Step 1) Find Unauthorized Uses of Images
To begin, you’ll need to find unauthorized uses of your website’s images. Depending on your website’s size, though, it may not be feasible to perform a reverse image search for all your site’s images. If your website is big, it may have thousands of images, in which case you probably won’t be able to search for each image. Instead, focus on your website’s most popular images.
Using Google Analytics, take note of which pages generate the most traffic on your website. As you go through these pages, copy the URLs of all published images and paste them into a text document. You can copy an image’s URL by right-clicking it on the page and selecting “Copy image address” or “Copy image location.”

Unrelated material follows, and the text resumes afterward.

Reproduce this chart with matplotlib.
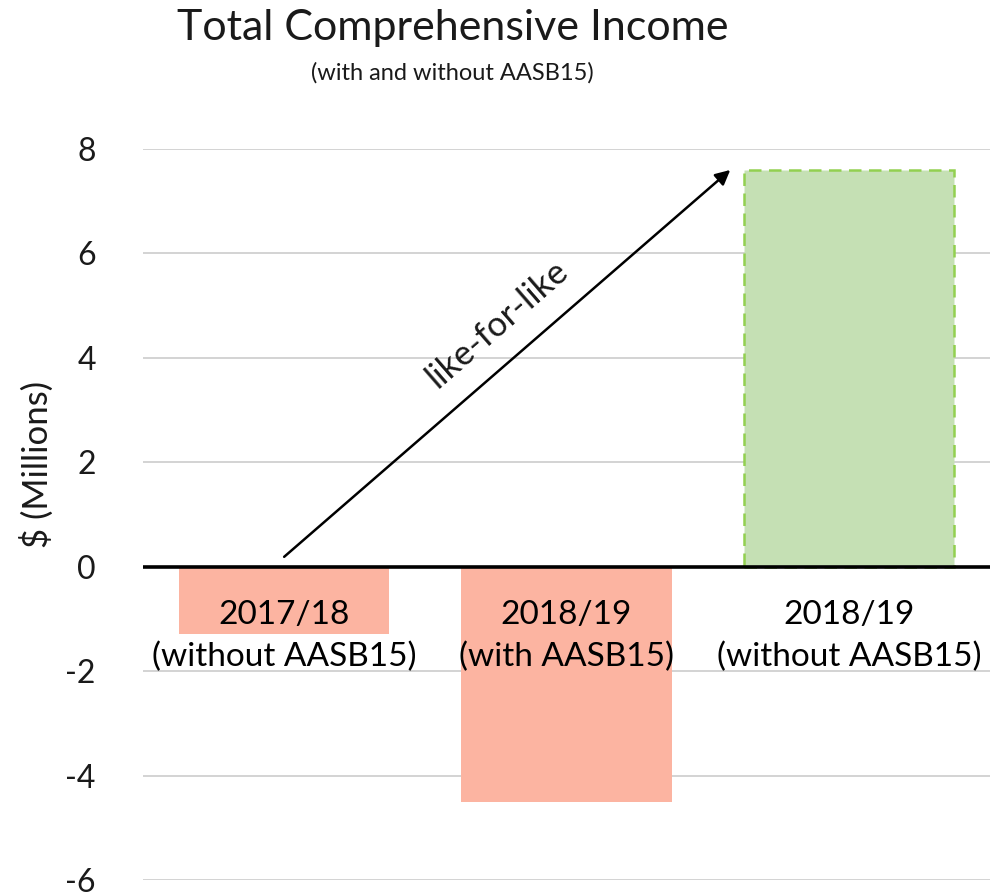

After creating a list of the URLs where your website’s most popular images are published, plug them into Google Images, Bing Images or a similar reverse image search tool. Next, visit the indexed URLs to verify that they are, in fact, using one or more of your website’s images. If a URL features an image published on your website and isn’t currently linking to your site, add the URL to a separate text document.
Step 2) Locate Operators’ Contact Information
You’ll need to find the contact information, such as an email address, of the operators who run the URLs containing your website’s images. When visiting the URLs listed in your text document, check the navigation menus and footers for a contact page. Most websites have a contact page. Contact pages often reveal the name and email address of the person who operates the website.
If a website doesn’t have a contact page, and you don’t see an email address displayed elsewhere on it, try looking up the site’s WHOIS record. If the operator doesn’t have privacy protection on his or her domain, the WHOIS record should reveal the operator’s email address.
Step 3) Request Credit in the Form of a Backlink
You can now request credit in the form of a backlink. Even though operators are in the wrong when they copy and use your website’s images without permission, you shouldn’t threaten them with legal action in your email. After all, you don’t want them to remove your website’s images; you just want to receive a backlink.
Tell the operator that you discovered one of your website’s images being used on his or her site and that you would appreciate credit in the form of a backlink. The operator should fulfill your request, resulting in a new organic backlink to your website.
Reverse image search is a powerful tool for building backlinks. Search engines have become smarter at distinguishing between artificial and organic backlinks. With reverse image search, you can build organic backlinks that search engines love.